We can discern that kind of duality—between the secularist and the religiously rooted movements—in many Arab and Islamic countries. Think of the Syrian Baath Party and its own Muslim Brothers as a prime example. When Iraq was liberated from the Baath in 2003 the spectrum of parties that emerged was no different from what other neighboring societies had already witnessed. But to think of the Syrian Baath as more “tolerant” or “secular” than its Muslim Brothers is like trying to choose between two different methods for putting an end to civil society (or what is left of it). To view them as a product of colonialism, imperialism, and Zionism, would be a gross mis-conceptualization, and an easy way to root the failures of Arab politics into alien forces imposing the nation-state from the outside. It would be more helpful to conceptualize the differences between the two in terms of a combination of class and ethnic identities and the violent competition over the monopoly of religious discourse. Religion today is not closeted anymore, as it used to be in Ottoman times, in the hands of the ulama class. As religion has become more fractured and specialized, with banks offering an “Islamic interest” on deposited capital, and with doctors offering “Islamic” medical service, it has opened up to all kinds of media-type political an social salvations. Thus, the likes of Hassan Nasrallah, the head of the Hezbollah in Lebanon, and the late Shaykh Yasin of Hamas, in spite of their public attire, they both are not a product of the traditional ulama class, receiving all kinds of challenges from the latter. To covet his rule, Nasrallah has to maintain a two-tier ulama infrastructure, where the lower-tier is the most militant, hidden as it is under the veneer of the more prestigious first-tier of the likes of the fatwa-maker Fadlallah.

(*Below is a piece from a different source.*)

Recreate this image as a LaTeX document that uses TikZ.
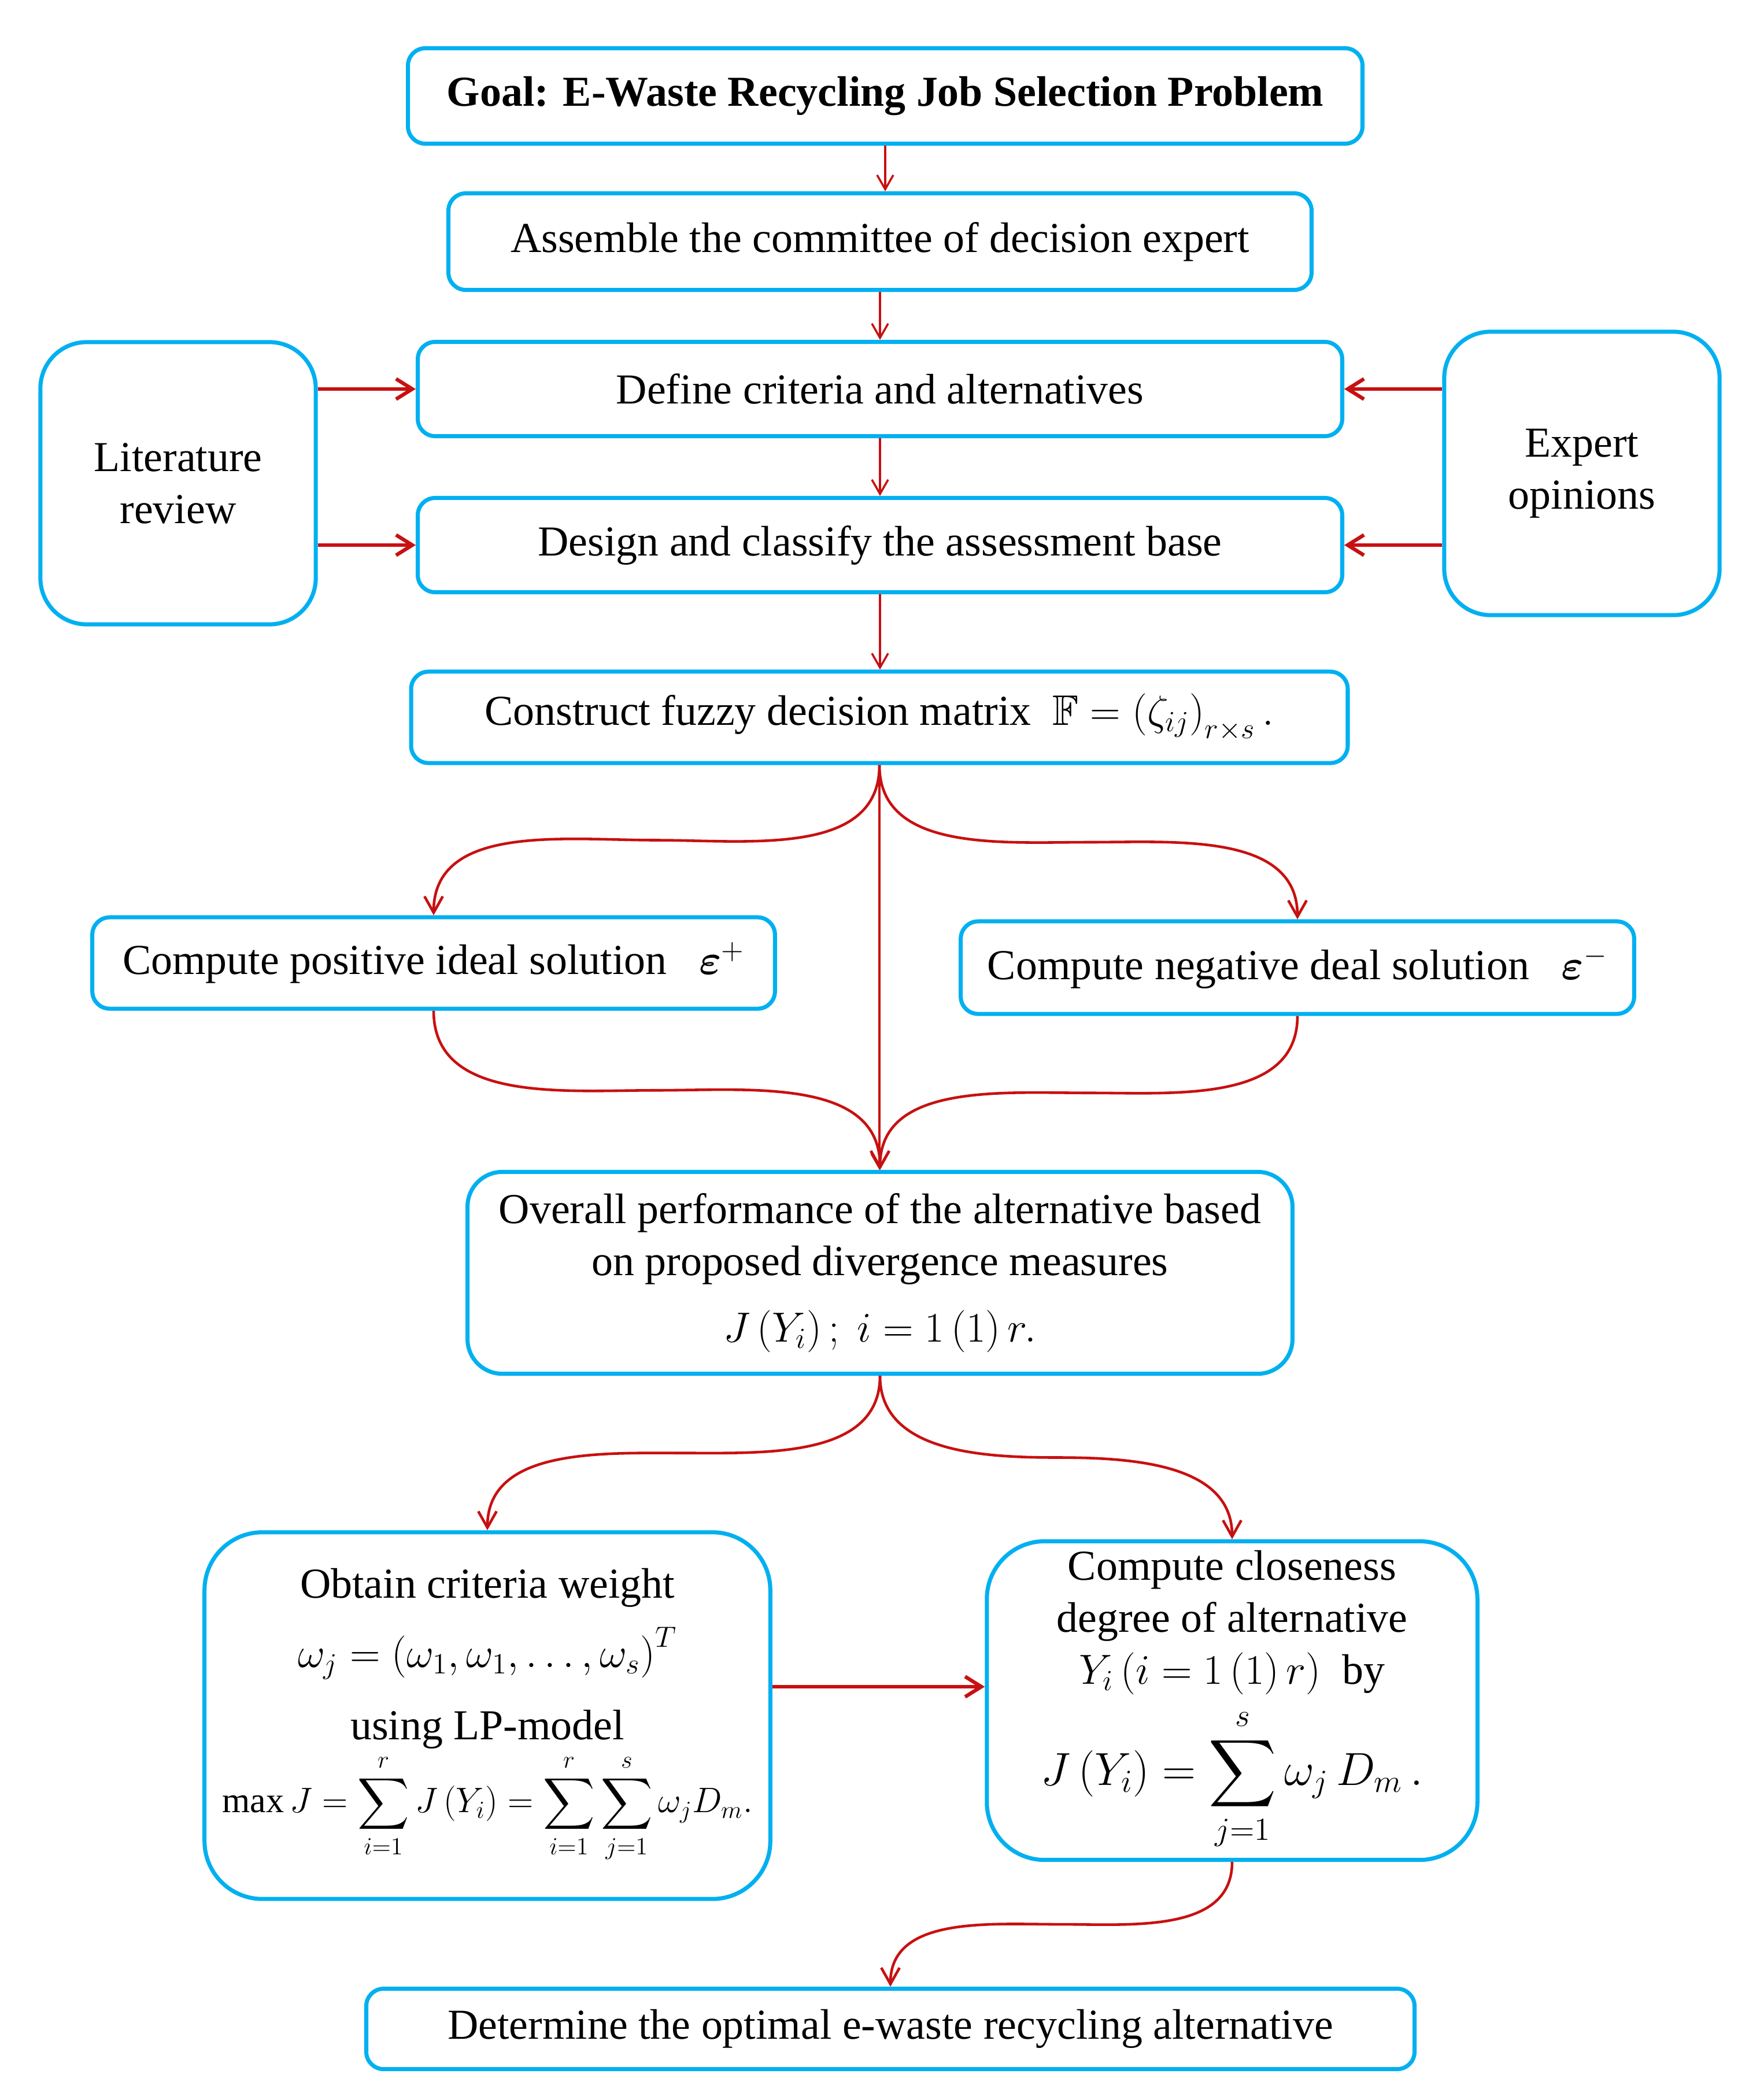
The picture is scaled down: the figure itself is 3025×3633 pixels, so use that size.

What is it then that distinguishes the two groups of so-called “secularists” and “religious” zealots? Certainly not a view of politics that would absorb the multiplicities of social formations that exist in their societies, as all of them tend to be intolerant towards social diversity and laissez-faire liberalism. In the Baath party’s slogan of “unity, freedom, socialism,” what is most disturbing is that claim for “unity,” which often concretely translates as a monolithic one-party system that would place all “classes” of society under the wise aegis of the Baathist state. Freedom and socialism, whatever meaning we ascribe to them, would only come at the price of a political unity, which, historically, often implies a one-party system. But between that kind of “unity” and the “oneness” of a “fair” “Islamic state” (whose model would be the dysfunctional rule of the first four caliphs, not to mention the prophet in person), and the secularism of the Baath, what’s the real difference? Isn’t it that in all their variations and diversities all such discourses share a destructive common ground, and an intolerant political sphere?